TASK:
Work through the data below line by line and say how many lines hold "chart"; give only the number.

DATA LINES:
== == ==

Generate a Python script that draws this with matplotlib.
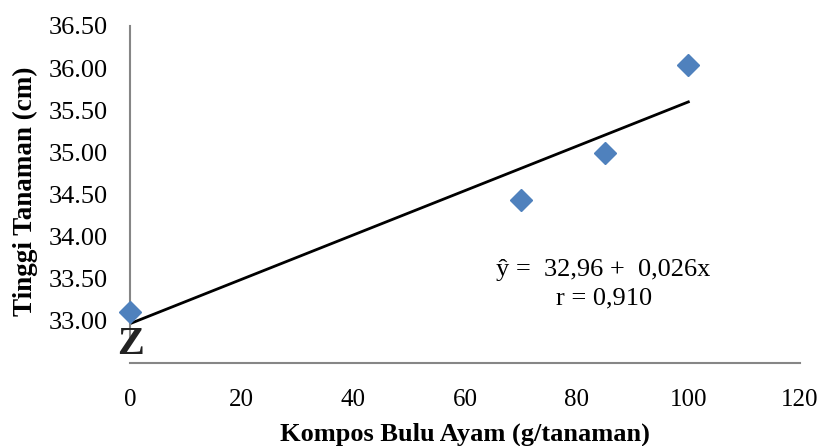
import matplotlib.pyplot as plt
import numpy as np

# data
kompos = [0, 70, 85, 100]
tinggi = [33.11, 34.44, 34.99, 36.04]
xticks = [0, 20, 40, 60, 80, 100, 120]
yticks = [33.0, 33.5, 34.0, 34.5, 35.0, 35.5, 36.0, 36.5]

plt.rcParams['font.family'] = ['Liberation Serif', 'DejaVu Serif']

W, H = 825, 446
fig = plt.figure(figsize=(W / 100, H / 100), dpi=100)
ax = fig.add_axes([130 / W, (H - 363) / H, 670 / W, 337 / H])

# trend line from least squares fit
slope, icpt = np.polyfit(kompos, tinggi, 1)
xl = np.array([0, 100])
ax.plot(xl, icpt + slope * xl, color='black', lw=2, zorder=2)
ax.plot(kompos, tinggi, 'D', color='#4F81BD', ms=11.5, mec='#4F81BD', zorder=3, clip_on=False)

ax.set_xlim(0, 120)
ax.set_ylim(32.5, 36.5)
ax.set_xticks(xticks)
ax.set_yticks(yticks)
ax.set_xticklabels([str(v) for v in xticks])
ax.set_yticklabels(['%.2f' % v for v in yticks])
ax.tick_params(length=0)
ax.tick_params(axis='y', labelsize=19, pad=16)
ax.tick_params(axis='x', labelsize=18, pad=19)

for s in ['top', 'right']:
    ax.spines[s].set_visible(False)
for s in ['left', 'bottom']:
    ax.spines[s].set_color('#868686')
    ax.spines[s].set_linewidth(1.5)
ax.spines['left'].set_bounds(32.78, 36.5)

# axis break mark
ax.text(-13 / 670, 0.0, 'Z', transform=ax.transAxes, fontsize=29, fontweight='bold',
        ha='left', va='bottom', color='#222222', zorder=4)

fig.text(465 / W, (H - 441) / H, 'Kompos Bulu Ayam (g/tanaman)', fontsize=19,
         fontweight='bold', ha='center', va='baseline')
fig.text(25 / W, (H - 191) / H, 'Tinggi Tanaman (cm)', fontsize=19.5,
         fontweight='bold', ha='center', va='center', rotation=90)

fig.text(603 / W, (H - 270) / H, 'ŷ =  32,96 +  0,026x', fontsize=19,
         ha='center', va='center')
fig.text(604 / W, (H - 298) / H, 'r = 0,910', fontsize=19, ha='center', va='center')

fig.savefig('out.png', dpi=100)
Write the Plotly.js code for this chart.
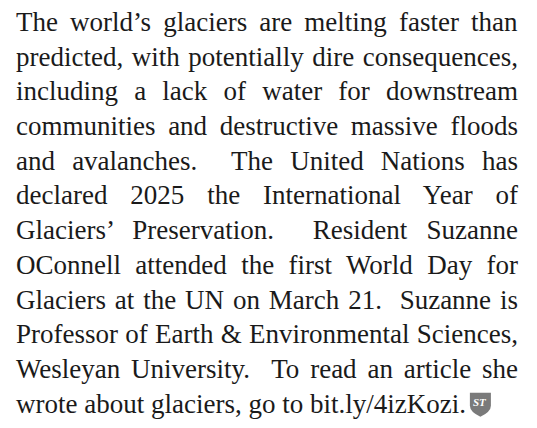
<!DOCTYPE html>
<html>
<head>
<meta charset="utf-8">
<script src="https://cdn.plot.ly/plotly-3.0.1.min.js"></script>
<style>html,body{margin:0;padding:0;background:#fff;}#chart{width:537px;height:428px;}</style>
</head>
<body>
<div id="chart"></div>
<script>
// Paragraph lines (text content of the picture)
const lines = [
  "The world\u2019s glaciers are melting faster than",
  "predicted, with potentially dire consequences,",
  "including a lack of water for downstream",
  "communities and destructive massive floods",
  "and avalanches.\u00A0 The United Nations has",
  "declared 2025 the International Year of",
  "Glaciers\u2019 Preservation.\u00A0 Resident Suzanne",
  "OConnell attended the first World Day for",
  "Glaciers at the UN on March 21.\u00A0 Suzanne is",
  "Professor of Earth & Environmental Sciences,",
  "Wesleyan University.\u00A0 To read an article she",
  "wrote about glaciers, go to bit.ly/4izKozi."
];
const justified = [true,true,true,true,true,true,true,true,true,true,true,false];
const logoText = "ST";

const W = 537, H = 428;
const LEFT = 14, RIGHT = 516;
const FIRST_BASE = 30, STEP = 34.7, FS = 27;
const FONT = 'Liberation Serif';
const px = x => x / W;
const py = y => 1 - y / H;

const annotations = lines.map((t, i) => ({
  text: t, xref: 'paper', yref: 'paper',
  x: px(LEFT), y: py(FIRST_BASE + i * STEP - 0.3 * FS),
  xanchor: 'left', yanchor: 'middle', align: 'left', showarrow: false,
  font: {family: FONT, size: FS, color: '#1a1a1a'}
}));

function shield(lx0, ly0) {
  const lx1 = lx0 + 21, ly1 = ly0 + 24, lm = (lx0 + lx1) / 2;
  return `M ${px(lx0)} ${py(ly0)} L ${px(lx1)} ${py(ly0)} L ${px(lx1)} ${py(ly0 + 13)} Q ${px(lx1)} ${py(ly1 - 5)} ${px(lm)} ${py(ly1)} Q ${px(lx0)} ${py(ly1 - 5)} ${px(lx0)} ${py(ly0 + 13)} Z`;
}

function justify() {
  const els = document.querySelectorAll('#chart .annotation-text');
  let lastEnd = RIGHT - 30;
  els.forEach((el, i) => {
    if (i >= lines.length) return;
    el.style.wordSpacing = '0px';
    if (!justified[i]) {
      lastEnd = el.getBoundingClientRect().right;
      return;
    }
    const bb = el.getBBox();
    const spaces = (lines[i].match(/[ \u00A0]/g) || []).length;
    el.style.wordSpacing = ((RIGHT - LEFT - bb.width) / spaces) + 'px';
  });
  return lastEnd;
}

const layout = {
  width: W, height: H,
  margin: {l: 0, r: 0, t: 0, b: 0},
  font: {family: FONT},
  xaxis: {visible: false, range: [0, 1]},
  yaxis: {visible: false, range: [0, 1]},
  annotations: annotations
};

Plotly.newPlot('chart', [], layout, {staticPlot: true}).then(() => {
  const lastEnd = justify();
  const lb = FIRST_BASE + (lines.length - 1) * STEP;
  const lx0 = lastEnd + 4, ly0 = lb - 19;
  return Plotly.relayout('chart', {
    shapes: [{type: 'path', xref: 'paper', yref: 'paper', path: shield(lx0, ly0),
      fillcolor: '#7a7a7a', line: {width: 0}}],
    annotations: annotations.concat([{
      text: '<b><i>' + logoText + '</i></b>', xref: 'paper', yref: 'paper',
      x: px(lx0 + 10.5), y: py(ly0 + 9), xanchor: 'center', yanchor: 'middle', showarrow: false,
      font: {family: FONT, size: 11, color: '#ffffff'}
    }])
  }).then(justify);
});
</script>
</body>
</html>
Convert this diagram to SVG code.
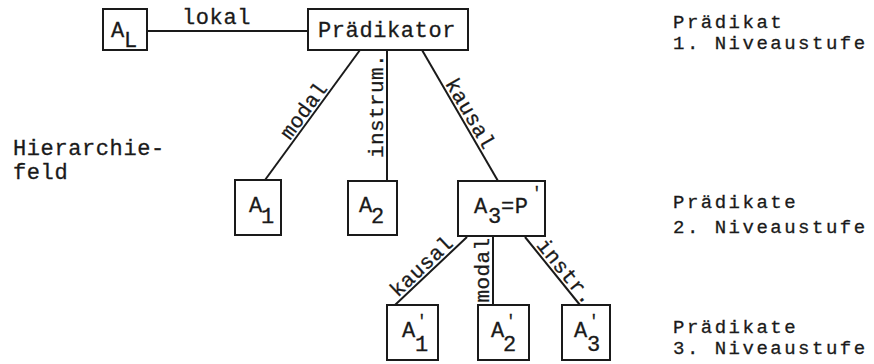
<svg xmlns="http://www.w3.org/2000/svg" width="874" height="364" viewBox="0 0 874 364">
<style>
  .bg { fill: #ffffff; }
  .box { fill: none; stroke: #1a1a1a; stroke-width: 2; }
  .ln { stroke: #1a1a1a; stroke-width: 2; fill: none; }
  text { font-family: "Liberation Mono", "Courier New", monospace; font-size: 22px; fill: #1a1a1a; stroke: #1a1a1a; stroke-width: 0.3; letter-spacing: 0.6px; }
  .lbl { font-size: 21px; letter-spacing: 0.4px; text-anchor: middle; }
  .side { font-size: 19px; letter-spacing: 2.5px; }
  .pr { font-size: 16px; }
</style>
<rect class="bg" x="0" y="0" width="874" height="364"/>

<g id="connectors">
  <line class="ln" x1="147" y1="31" x2="308" y2="31"/>
  <line class="ln" x1="360" y1="50" x2="265" y2="180"/>
  <line class="ln" x1="387" y1="50" x2="387" y2="181"/>
  <line class="ln" x1="422" y1="50" x2="498" y2="181"/>
  <line class="ln" x1="467" y1="237" x2="395" y2="305"/>
  <line class="ln" x1="493" y1="236" x2="493" y2="305"/>
  <line class="ln" x1="525" y1="237" x2="580" y2="305"/>
  <text x="182" y="24">lokal</text>
  <text class="lbl" transform="translate(309.2,114.4) rotate(-53.8)">modal</text>
  <text class="lbl" transform="translate(383,106) rotate(-90)">instrum.</text>
  <text class="lbl" transform="translate(464.4,117) rotate(59.9)">kausal</text>
  <text class="lbl" transform="translate(426.2,271.3) rotate(-43.4)">kausal</text>
  <text class="lbl" transform="translate(489,270) rotate(-90)">modal</text>
  <text class="lbl" transform="translate(560.3,275.8) rotate(51)">instr.</text>
</g>

<g id="node-AL">
  <rect class="box" x="103" y="9" width="44" height="41"/>
  <text x="111" y="37">A</text>
  <text x="124" y="47">L</text>
</g>

<g id="node-praedikator">
  <rect class="box" x="308" y="9" width="160" height="41"/>
  <text x="318" y="37">Prädikator</text>
</g>

<g id="node-A1">
  <rect class="box" x="235" y="180" width="46" height="55"/>
  <text x="249" y="212">A</text>
  <text x="261" y="223">1</text>
</g>

<g id="node-A2">
  <rect class="box" x="348" y="181" width="49" height="54"/>
  <text x="359" y="212">A</text>
  <text x="371" y="223">2</text>
</g>

<g id="node-A3">
  <rect class="box" x="458" y="181" width="87" height="55"/>
  <text x="474" y="213">A</text>
  <text x="488" y="223">3</text>
  <text x="501" y="213">=P</text>
  <text class="pr" x="532" y="198">'</text>
</g>

<g id="node-A1p">
  <rect class="box" x="387" y="305" width="51" height="55"/>
  <text x="402" y="337">A</text>
  <text class="pr" x="417" y="326">'</text>
  <text x="415" y="351">1</text>
</g>

<g id="node-A2p">
  <rect class="box" x="478" y="305" width="51" height="55"/>
  <text x="491" y="337">A</text>
  <text class="pr" x="506" y="326">'</text>
  <text x="503" y="351">2</text>
</g>

<g id="node-A3p">
  <rect class="box" x="562" y="305" width="48" height="55"/>
  <text x="574" y="337">A</text>
  <text class="pr" x="589" y="326">'</text>
  <text x="587" y="351">3</text>
</g>

<g id="side-labels">
  <text x="13" y="155">Hierarchie-</text>
  <text x="13" y="179">feld</text>
  <text class="side" x="673" y="28">Prädikat</text>
  <text class="side" x="673" y="49">1. Niveaustufe</text>
  <text class="side" x="673" y="208">Prädikate</text>
  <text class="side" x="673" y="233">2. Niveaustufe</text>
  <text class="side" x="673" y="333">Prädikate</text>
  <text class="side" x="673" y="354">3. Niveaustufe</text>
</g>
</svg>
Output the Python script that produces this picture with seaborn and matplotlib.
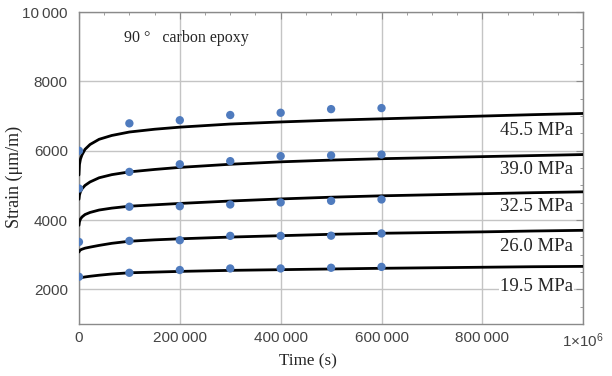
import numpy as np
import pandas as pd
import matplotlib
matplotlib.use("Agg")
import matplotlib.pyplot as plt
import matplotlib.ticker as mticker
import seaborn as sns

# measured creep strain (points)
t_pts = [0, 100000, 200000, 300000, 400000, 500000, 600000]
pts_455 = [6000, 6790, 6880, 7030, 7095, 7200, 7230]
pts_390 = [4910, 5390, 5610, 5700, 5845, 5865, 5890]
pts_325 = [np.nan, 4385, 4400, 4450, 4510, 4555, 4595]
pts_260 = [3370, 3400, 3420, 3545, 3545, 3550, 3615]
pts_195 = [2365, 2480, 2560, 2605, 2605, 2625, 2650]

# model curves
t_fit = [0, 1000, 3000, 6000, 12000, 22000, 40000, 65000, 100000, 150000,
         200000, 300000, 400000, 500000, 600000, 700000, 800000, 900000, 1000000]
fit_455 = [5300, 5600, 5760, 5880, 6040, 6180, 6330, 6440, 6540, 6620,
           6680, 6770, 6830, 6880, 6920, 6960, 7000, 7040, 7075]
fit_390 = [4600, 4720, 4820, 4900, 5000, 5100, 5220, 5310, 5390, 5460,
           5520, 5610, 5680, 5730, 5770, 5800, 5830, 5860, 5890]
fit_325 = [3850, 3950, 4030, 4090, 4160, 4220, 4290, 4345, 4400, 4440,
           4480, 4550, 4610, 4660, 4700, 4730, 4760, 4790, 4815]
fit_260 = [3080, 3110, 3140, 3160, 3190, 3220, 3270, 3330, 3390, 3430,
           3460, 3510, 3550, 3590, 3620, 3640, 3660, 3685, 3705]
fit_195 = [2310, 2320, 2335, 2345, 2360, 2380, 2410, 2445, 2480, 2500,
           2520, 2550, 2570, 2590, 2610, 2625, 2640, 2655, 2665]

stress_labels = ["45.5 MPa", "39.0 MPa", "32.5 MPa", "26.0 MPa", "19.5 MPa"]
label_y = [6570, 5450, 4400, 3240, 2090]

pts = [pts_455, pts_390, pts_325, pts_260, pts_195]
fits = [fit_455, fit_390, fit_325, fit_260, fit_195]

df_pts = pd.concat([pd.DataFrame({"t": t_pts, "strain": p, "s": lab})
                    for p, lab in zip(pts, stress_labels)]).dropna()
df_fit = pd.concat([pd.DataFrame({"t": t_fit, "strain": f, "s": lab})
                    for f, lab in zip(fits, stress_labels)])

sns.set_style("white")
plt.rcParams["font.family"] = ["Liberation Sans", "DejaVu Sans"]
plt.rcParams["mathtext.fontset"] = "custom"
plt.rcParams["mathtext.rm"] = "Liberation Sans"
plt.rcParams["mathtext.it"] = "Liberation Sans"

fig = plt.figure(figsize=(6.12, 3.76), dpi=100)
ax = fig.add_axes([0.129, 0.138, 0.824, 0.830])

sns.lineplot(data=df_fit, x="t", y="strain", units="s", estimator=None,
             color="black", lw=2.0, ax=ax, legend=False, zorder=3)
sns.scatterplot(data=df_pts, x="t", y="strain", color="#4f7bbe", s=36,
                edgecolor="none", ax=ax, legend=False, zorder=4)

ax.set_xlim(0, 1000000)
ax.set_ylim(1000, 10000)
ax.xaxis.set_major_locator(mticker.MultipleLocator(200000))
ax.xaxis.set_minor_locator(mticker.MultipleLocator(50000))
ax.yaxis.set_major_locator(mticker.MultipleLocator(2000))
ax.yaxis.set_minor_locator(mticker.MultipleLocator(500))


def fmt_num(v, pos):
    v = int(round(v))
    if v == 1000000:
        return r"1$\times$10$^{6}$"
    s = str(v)
    if len(s) > 4:
        s = s[:-3] + "\u2009" + s[-3:]
    return s


ax.xaxis.set_major_formatter(mticker.FuncFormatter(fmt_num))
ax.yaxis.set_major_formatter(mticker.FuncFormatter(fmt_num))

ax.grid(True, which="major", color="#c4c4c4", lw=1.0, zorder=0)
ax.set_axisbelow(True)
for sp in ax.spines.values():
    sp.set_color("#8a8a8a")
    sp.set_linewidth(1.0)
ax.tick_params(which="both", direction="in", top=True, right=True,
               color="#8a8a8a", labelsize=11, labelcolor="#444444")
ax.tick_params(axis="x", pad=5)
ax.tick_params(axis="y", pad=8)
ax.tick_params(which="major", length=5)
ax.tick_params(which="minor", length=2.5)

ax.set_xlabel("Time (s)", family="Liberation Serif", fontsize=12.3)
ax.set_ylabel("Strain (μm/m)", family="Liberation Serif", fontsize=13)
ax.xaxis.set_label_coords(0.455, -0.093)
ax.yaxis.set_label_coords(-0.111, 0.47)

fig.text(124 / 612, 1 - 38 / 376, "90 °   carbon epoxy", fontsize=11.5,
         family="Liberation Serif", va="center", ha="left")
for lab, y in zip(stress_labels, label_y):
    ax.text(980000, y, lab, ha="right", va="center", fontsize=13.5,
            family="Liberation Serif", zorder=5,
            bbox=dict(facecolor="white", edgecolor="none", pad=1.0))

fig.savefig("out.png", dpi=100)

== == ==

ANSWER IN FULL:
6